Release Date: April 21, 2017
There are a few ripped-from-the-headlines aspects to UNFORGETTABLE, but to be specific would perhaps be too spoilery. Suffice to say that certain types of cyber-revenge make Christina Hodson’s screenplay plausible in its broad strokes. With different treatment, the subject matter could have been stomach-churning horror. However, under Denise Di Novi’s direction (the veteran producer’s feature directorial debut), UNFORGETTABLE is one of those glossy, silly thrillers that is nevertheless entertaining.

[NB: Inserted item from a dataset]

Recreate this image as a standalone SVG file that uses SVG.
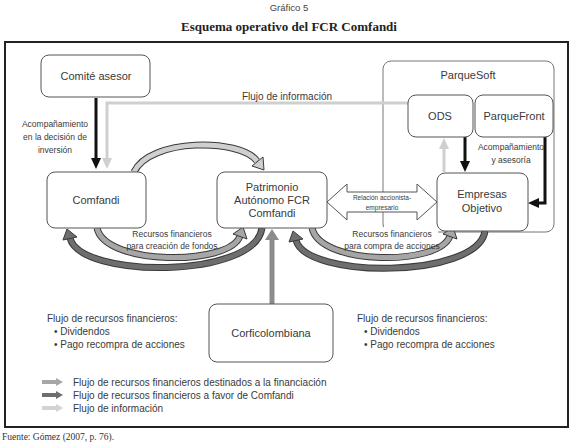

When UNFORGETABLE opens, Rosario Dawson’s Julia Banks sits in a police station, she is confronted with the facts. Her ex-boyfriend Michael (Simon Kassianides), a man she had a restraining order against years earlier, has been found dead in her living room. But why would she send sexy photos of herself and even undergarments and carry on an online correspondence with Michael after he had brutalized her? The look of shocked confusion on Julia’s bloodied face is such that we believe her protestations of innocence.
So what exactly has happened here? Flash back to six months earlier. Julia, a successful literary editor, is moving from San Francisco to Southern California to move in with her fiancé David Conover (Geoff Stults). David seems like a nice fellow who has left the world of finance to start a craft beer brewery. David also has a young daughter, Lily (Isabella Kai Rice); he shares custody with his ex-wife Tessa (Katherine Heigl), who is meticulously put together and very tightly wound.
Tessa at first tries to make nice with Julia – after all, Julia is taking care of Lily at those times Lily is over at David’s. However, there’s a lot of parental jealousy and personal insecurity bubbling right under Tessa’s manicured surface, traits only made worse by Tessa’s own judgmental mother (Cheryl Ladd).
It’s not too hard to guess where all of this is going, but the plot mechanics spin along well enough. The filmmakers have the sense to modulate one particularly tricky bit of business so that it’s not squicky.
However, if there’s a way of getting around the camp factor in an attractive, wealthy white woman becoming dangerously unhinged and doing things that are not only dangerous but counterproductive to her own interests, UNFORGETTABLE hasn’t found it. Heigl is fine when Tessa is being passive-aggressive, subdued or just mean, but there are some moments that are, well, hard to play.
There are also a couple of other weirdnesses. David comes off as so dense at times that we wonder why Julia is so invested in him (since Tessa is obsessive, her interest is just part of her pathology). For a man who is having custody issues, he also seems to leave his daughter with his girlfriend quite a lot. We’re in upscale California, not Oz – why does no one lock their doors? The police aren’t really the point here, but their reaction to certain incidents takes credulity over the red line.
Even so, Dawson is an empathetic central figure and for those who feel nostalgia for FATAL ATTRACTION (minus the animal abuse) or even relish Lifetime movies on steroids, UNFORGETTABLE scratches the itch. It also provides one answer to the question of who might commit a certain kind of news-making weird crime without being obnoxious about it.